Way4Space a signé, en juin 2023, un partenariat avec le Commandement de l’Espace. Alain Rousset, président de la Région Nouvelle-Aquitaine, président de Way4Space et le Général Philippe Adam, Commandant de l’Espace. (Crédits : Way4Space)

LA TRIBUNE - Pouvez-vous nous rappeler l'ambition de Way4Space, le rôle que joue l'association au sein de l'écosystème spatial et la place qu'elle occupe à l'approche de son deuxième anniversaire ?

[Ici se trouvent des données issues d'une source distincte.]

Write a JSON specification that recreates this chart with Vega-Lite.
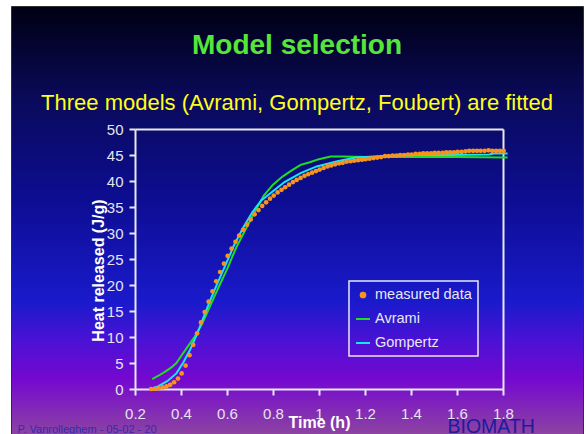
{
  "$schema": "https://vega.github.io/schema/vega-lite/v6.json",
  "width": 572,
  "height": 428,
  "autosize": {"type": "none"},
  "padding": {"left": 11, "top": 6, "right": 3, "bottom": 0},
  "background": "#ffffff",
  "title": {
    "text": "Model selection",
    "subtitle": "Three models (Avrami, Gompertz, Foubert) are fitted",
    "frame": "group",
    "anchor": "middle",
    "orient": "top",
    "offset": -108,
    "font": "Liberation Sans",
    "fontSize": 28,
    "fontWeight": "bold",
    "color": "#55e639",
    "subtitleFont": "Liberation Sans",
    "subtitleFontSize": 22,
    "subtitleColor": "#ffff1a",
    "subtitlePadding": 33
  },
  "config": {
    "font": "Liberation Sans",
    "view": {
      "fill": {
        "gradient": "linear",
        "x1": 0, "y1": 0, "x2": 0, "y2": 1,
        "stops": [
          {"offset": 0, "color": "#000012"},
          {"offset": 0.22, "color": "#0a0a5c"},
          {"offset": 0.45, "color": "#0d0d92"},
          {"offset": 0.69, "color": "#1a1acc"},
          {"offset": 0.78, "color": "#4a12d4"},
          {"offset": 0.87, "color": "#7508d0"},
          {"offset": 0.94, "color": "#8228b8"},
          {"offset": 1, "color": "#8c44a0"}
        ]
      },
      "stroke": "#303030",
      "strokeWidth": 1
    }
  },
  "layer": [
    {
      "data": {
        "values": [
          {"t": 0.275, "v": 1.9, "series": "Avrami"},
          {"t": 0.30, "v": 2.5, "series": "Avrami"},
          {"t": 0.33, "v": 3.3, "series": "Avrami"},
          {"t": 0.36, "v": 4.2, "series": "Avrami"},
          {"t": 0.38, "v": 5.0, "series": "Avrami"},
          {"t": 0.40, "v": 6.3, "series": "Avrami"},
          {"t": 0.43, "v": 8.2, "series": "Avrami"},
          {"t": 0.46, "v": 10.1, "series": "Avrami"},
          {"t": 0.49, "v": 12.4, "series": "Avrami"},
          {"t": 0.51, "v": 14.3, "series": "Avrami"},
          {"t": 0.54, "v": 17.3, "series": "Avrami"},
          {"t": 0.57, "v": 20.2, "series": "Avrami"},
          {"t": 0.60, "v": 23.0, "series": "Avrami"},
          {"t": 0.64, "v": 27.2, "series": "Avrami"},
          {"t": 0.69, "v": 31.5, "series": "Avrami"},
          {"t": 0.72, "v": 34.0, "series": "Avrami"},
          {"t": 0.76, "v": 37.2, "series": "Avrami"},
          {"t": 0.80, "v": 39.3, "series": "Avrami"},
          {"t": 0.84, "v": 40.8, "series": "Avrami"},
          {"t": 0.88, "v": 42.0, "series": "Avrami"},
          {"t": 0.92, "v": 43.1, "series": "Avrami"},
          {"t": 0.96, "v": 43.6, "series": "Avrami"},
          {"t": 1.00, "v": 44.2, "series": "Avrami"},
          {"t": 1.05, "v": 44.7, "series": "Avrami"},
          {"t": 1.10, "v": 44.7, "series": "Avrami"},
          {"t": 1.20, "v": 44.6, "series": "Avrami"},
          {"t": 1.40, "v": 44.6, "series": "Avrami"},
          {"t": 1.60, "v": 44.6, "series": "Avrami"},
          {"t": 1.82, "v": 44.5, "series": "Avrami"},
          {"t": 0.28, "v": 0.2, "series": "Gompertz"},
          {"t": 0.30, "v": 0.5, "series": "Gompertz"},
          {"t": 0.34, "v": 1.5, "series": "Gompertz"},
          {"t": 0.38, "v": 3.0, "series": "Gompertz"},
          {"t": 0.41, "v": 5.1, "series": "Gompertz"},
          {"t": 0.44, "v": 7.6, "series": "Gompertz"},
          {"t": 0.47, "v": 10.6, "series": "Gompertz"},
          {"t": 0.50, "v": 14.0, "series": "Gompertz"},
          {"t": 0.53, "v": 17.4, "series": "Gompertz"},
          {"t": 0.56, "v": 20.5, "series": "Gompertz"},
          {"t": 0.59, "v": 23.5, "series": "Gompertz"},
          {"t": 0.63, "v": 27.6, "series": "Gompertz"},
          {"t": 0.67, "v": 31.0, "series": "Gompertz"},
          {"t": 0.71, "v": 34.0, "series": "Gompertz"},
          {"t": 0.75, "v": 36.3, "series": "Gompertz"},
          {"t": 0.79, "v": 37.7, "series": "Gompertz"},
          {"t": 0.85, "v": 39.8, "series": "Gompertz"},
          {"t": 0.92, "v": 41.5, "series": "Gompertz"},
          {"t": 0.99, "v": 42.8, "series": "Gompertz"},
          {"t": 1.08, "v": 43.8, "series": "Gompertz"},
          {"t": 1.16, "v": 44.5, "series": "Gompertz"},
          {"t": 1.28, "v": 44.8, "series": "Gompertz"},
          {"t": 1.42, "v": 45.0, "series": "Gompertz"},
          {"t": 1.57, "v": 45.0, "series": "Gompertz"},
          {"t": 1.74, "v": 45.1, "series": "Gompertz"},
          {"t": 1.76, "v": 45.3, "series": "Gompertz"},
          {"t": 1.82, "v": 45.3, "series": "Gompertz"}
        ]
      },
      "mark": {"type": "line", "strokeWidth": 2},
      "encoding": {
        "x": {
          "field": "t", "type": "quantitative",
          "scale": {"domain": [0.2, 1.8], "range": [124, 492], "nice": false, "zero": false},
          "axis": {
            "orient": "bottom", "offset": -45,
            "values": [0.2, 0.4, 0.6, 0.8, 1, 1.2, 1.4, 1.6, 1.8],
            "format": ".1~f",
            "grid": false,
            "domainColor": "#e8e8f0", "domainWidth": 2,
            "tickColor": "#e8e8f0", "tickWidth": 2, "tickSize": 6,
            "labelColor": "#e4e4ee", "labelFontSize": 15, "labelPadding": 11,
            "labelFlush": false, "labelOverlap": false,
            "title": "Time (h)",
            "titleColor": "#ffffff", "titleFontSize": 16, "titleFontWeight": "bold",
            "titleY": 38, "titleBaseline": "alphabetic"
          }
        },
        "y": {
          "field": "v", "type": "quantitative",
          "scale": {"domain": [0, 50], "range": [383, 123], "nice": false, "zero": false},
          "axis": {
            "orient": "left", "offset": -124,
            "values": [0, 5, 10, 15, 20, 25, 30, 35, 40, 45, 50],
            "grid": false,
            "domainColor": "#e8e8f0", "domainWidth": 2,
            "tickColor": "#e8e8f0", "tickWidth": 2, "tickSize": 6,
            "labelColor": "#e4e4ee", "labelFontSize": 15, "labelPadding": 6,
            "labelFlush": false, "labelOverlap": false,
            "title": "Heat released (J/g)",
            "titleColor": "#ffffff", "titleFontSize": 16, "titleFontWeight": "bold",
            "titleAngle": -90, "titleX": -32, "titleY": 264, "titleBaseline": "alphabetic", "titleAlign": "center"
          }
        },
        "color": {
          "field": "series", "type": "nominal",
          "scale": {"domain": ["measured data", "Avrami", "Gompertz"], "range": ["#f7941d", "#1ee01e", "#19e6f5"]},
          "legend": {
            "title": null,
            "orient": "none", "legendX": 338, "legendY": 275,
            "direction": "vertical",
            "padding": 6,
            "rowPadding": 9,
            "strokeColor": "#e8e8f0",
            "labelColor": "#e8e8f0", "labelFontSize": 14.5, "labelOffset": 4,
            "symbolType": "stroke", "symbolSize": 196, "symbolStrokeWidth": 2,
            "encode": {
              "legend": {"update": {"strokeWidth": {"value": 1.5}}},
              "symbols": {
                "update": {
                  "shape": {"signal": "datum.value === 'measured data' ? 'circle' : 'stroke'"},
                  "size": {"signal": "datum.value === 'measured data' ? 22 : 196"},
                  "fill": {"signal": "datum.value === 'measured data' ? '#f7941d' : 'transparent'"},
                  "stroke": {"signal": "datum.value === 'Avrami' ? '#1ee01e' : datum.value === 'Gompertz' ? '#19e6f5' : 'transparent'"},
                  "strokeWidth": {"value": 2},
                  "opacity": {"value": 1}
                }
              }
            }
          }
        }
      }
    },
    {
      "data": {
        "values": [
          {"t": 0.27, "v": 0.0, "series": "measured data"},
          {"t": 0.287, "v": 0.05, "series": "measured data"},
          {"t": 0.303, "v": 0.15, "series": "measured data"},
          {"t": 0.32, "v": 0.3, "series": "measured data"},
          {"t": 0.337, "v": 0.5, "series": "measured data"},
          {"t": 0.353, "v": 0.8, "series": "measured data"},
          {"t": 0.37, "v": 1.3, "series": "measured data"},
          {"t": 0.387, "v": 2.0, "series": "measured data"},
          {"t": 0.403, "v": 3.0, "series": "measured data"},
          {"t": 0.42, "v": 4.5, "series": "measured data"},
          {"t": 0.437, "v": 6.5, "series": "measured data"},
          {"t": 0.453, "v": 8.5, "series": "measured data"},
          {"t": 0.47, "v": 10.7, "series": "measured data"},
          {"t": 0.487, "v": 12.8, "series": "measured data"},
          {"t": 0.503, "v": 14.8, "series": "measured data"},
          {"t": 0.52, "v": 16.8, "series": "measured data"},
          {"t": 0.537, "v": 18.8, "series": "measured data"},
          {"t": 0.553, "v": 20.7, "series": "measured data"},
          {"t": 0.57, "v": 22.5, "series": "measured data"},
          {"t": 0.587, "v": 24.1, "series": "measured data"},
          {"t": 0.603, "v": 25.6, "series": "measured data"},
          {"t": 0.62, "v": 27.0, "series": "measured data"},
          {"t": 0.637, "v": 28.3, "series": "measured data"},
          {"t": 0.653, "v": 29.5, "series": "measured data"},
          {"t": 0.67, "v": 30.6, "series": "measured data"},
          {"t": 0.687, "v": 31.6, "series": "measured data"},
          {"t": 0.703, "v": 32.6, "series": "measured data"},
          {"t": 0.72, "v": 33.6, "series": "measured data"},
          {"t": 0.737, "v": 34.4, "series": "measured data"},
          {"t": 0.753, "v": 35.2, "series": "measured data"},
          {"t": 0.77, "v": 35.9, "series": "measured data"},
          {"t": 0.787, "v": 36.6, "series": "measured data"},
          {"t": 0.803, "v": 37.2, "series": "measured data"},
          {"t": 0.82, "v": 37.8, "series": "measured data"},
          {"t": 0.837, "v": 38.3, "series": "measured data"},
          {"t": 0.853, "v": 38.8, "series": "measured data"},
          {"t": 0.87, "v": 39.3, "series": "measured data"},
          {"t": 0.887, "v": 39.8, "series": "measured data"},
          {"t": 0.903, "v": 40.2, "series": "measured data"},
          {"t": 0.92, "v": 40.6, "series": "measured data"},
          {"t": 0.937, "v": 41.0, "series": "measured data"},
          {"t": 0.953, "v": 41.3, "series": "measured data"},
          {"t": 0.97, "v": 41.6, "series": "measured data"},
          {"t": 0.987, "v": 41.9, "series": "measured data"},
          {"t": 1.003, "v": 42.2, "series": "measured data"},
          {"t": 1.02, "v": 42.5, "series": "measured data"},
          {"t": 1.037, "v": 42.8, "series": "measured data"},
          {"t": 1.053, "v": 43.0, "series": "measured data"},
          {"t": 1.07, "v": 43.2, "series": "measured data"},
          {"t": 1.087, "v": 43.4, "series": "measured data"},
          {"t": 1.103, "v": 43.5, "series": "measured data"},
          {"t": 1.12, "v": 43.7, "series": "measured data"},
          {"t": 1.137, "v": 43.8, "series": "measured data"},
          {"t": 1.153, "v": 43.9, "series": "measured data"},
          {"t": 1.17, "v": 44.0, "series": "measured data"},
          {"t": 1.187, "v": 44.1, "series": "measured data"},
          {"t": 1.203, "v": 44.2, "series": "measured data"},
          {"t": 1.22, "v": 44.3, "series": "measured data"},
          {"t": 1.237, "v": 44.4, "series": "measured data"},
          {"t": 1.253, "v": 44.5, "series": "measured data"},
          {"t": 1.27, "v": 44.6, "series": "measured data"},
          {"t": 1.287, "v": 44.8, "series": "measured data"},
          {"t": 1.303, "v": 44.8, "series": "measured data"},
          {"t": 1.32, "v": 44.9, "series": "measured data"},
          {"t": 1.337, "v": 44.9, "series": "measured data"},
          {"t": 1.353, "v": 45.0, "series": "measured data"},
          {"t": 1.37, "v": 45.0, "series": "measured data"},
          {"t": 1.387, "v": 45.1, "series": "measured data"},
          {"t": 1.403, "v": 45.1, "series": "measured data"},
          {"t": 1.42, "v": 45.2, "series": "measured data"},
          {"t": 1.437, "v": 45.2, "series": "measured data"},
          {"t": 1.453, "v": 45.3, "series": "measured data"},
          {"t": 1.47, "v": 45.3, "series": "measured data"},
          {"t": 1.487, "v": 45.3, "series": "measured data"},
          {"t": 1.503, "v": 45.4, "series": "measured data"},
          {"t": 1.52, "v": 45.4, "series": "measured data"},
          {"t": 1.537, "v": 45.4, "series": "measured data"},
          {"t": 1.553, "v": 45.5, "series": "measured data"},
          {"t": 1.57, "v": 45.5, "series": "measured data"},
          {"t": 1.587, "v": 45.5, "series": "measured data"},
          {"t": 1.603, "v": 45.6, "series": "measured data"},
          {"t": 1.62, "v": 45.6, "series": "measured data"},
          {"t": 1.637, "v": 45.7, "series": "measured data"},
          {"t": 1.653, "v": 45.8, "series": "measured data"},
          {"t": 1.67, "v": 45.8, "series": "measured data"},
          {"t": 1.687, "v": 45.8, "series": "measured data"},
          {"t": 1.703, "v": 45.8, "series": "measured data"},
          {"t": 1.72, "v": 45.8, "series": "measured data"},
          {"t": 1.737, "v": 45.9, "series": "measured data"},
          {"t": 1.753, "v": 45.8, "series": "measured data"},
          {"t": 1.77, "v": 45.8, "series": "measured data"},
          {"t": 1.787, "v": 45.8, "series": "measured data"},
          {"t": 1.803, "v": 45.8, "series": "measured data"}
        ]
      },
      "mark": {"type": "point", "filled": true, "opacity": 1, "size": 22},
      "encoding": {
        "x": {
          "field": "t", "type": "quantitative",
          "scale": {"domain": [0.2, 1.8], "range": [124, 492], "nice": false, "zero": false},
          "axis": {
            "orient": "top", "offset": -123,
            "grid": false, "ticks": false, "labels": false,
            "domainColor": "#e8e8f0", "domainWidth": 2,
            "title": "P. Vanrolleghem - 05-02 - 20",
            "titleColor": "#2e2eb4", "titleFontSize": 11, "titleFontWeight": "normal",
            "titleAngle": 0, "titleX": 6, "titleY": 303, "titleAlign": "left", "titleBaseline": "alphabetic"
          }
        },
        "y": {
          "field": "v", "type": "quantitative",
          "scale": {"domain": [0, 50], "range": [383, 123], "nice": false, "zero": false},
          "axis": {
            "orient": "right", "offset": -80,
            "grid": false, "ticks": false, "labels": false,
            "domainColor": "#e8e8f0", "domainWidth": 2,
            "title": "BIOMATH",
            "titleColor": "#1c1c9c", "titleFontSize": 19.5, "titleFontWeight": "normal",
            "titleAngle": 0, "titleX": -56, "titleY": 426, "titleAlign": "left", "titleBaseline": "alphabetic"
          }
        },
        "color": {
          "field": "series", "type": "nominal",
          "scale": {"domain": ["measured data", "Avrami", "Gompertz"], "range": ["#f7941d", "#1ee01e", "#19e6f5"]}
        }
      }
    }
  ],
  "resolve": {"axis": {"x": "independent", "y": "independent"}}
}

PHILIPPE TROYAS - L'association s'agrandit. Si les six membres fondateurs sont toujours présents (*), Way4Space compte également six membres associés tandis que six nouveaux membres ont été acceptés par le conseil d'administration et que quatre autres devraient l'être prochainement. Cela représente un potentiel de dix nouveaux adhérents qui couvrent le monde des startups du « space tech ». La vocation de Way4space est de créer et de transformer des idées novatrices dans le domaine spatial mais nous ne nous adressons pas aux acteurs du numérique qui utilisent des données spatiales.

Nous accompagnons prioritairement les entreprises qui ambitionnent de développer de la technologie à destination de l'espace. Si les grands groupes se sont associés à ce think thank, c'est parce que les activités spatiales sont foisonnantes dans le cadre du new space et qu'il s'agit pour elles d'être au contact de ces activités. Et l'idée de le faire cela dans un lieu tiers, qui accueille par ailleurs des académiques, est pertinent et enrichissant. C'est ce que nous essayons de démontrer. Way4space offre la possibilité de travailler sur des projets de façon collaborative en mariant diverses compétences, notre ambition étant d'accélérer le déploiement de nouveaux usages et de produits spatiaux.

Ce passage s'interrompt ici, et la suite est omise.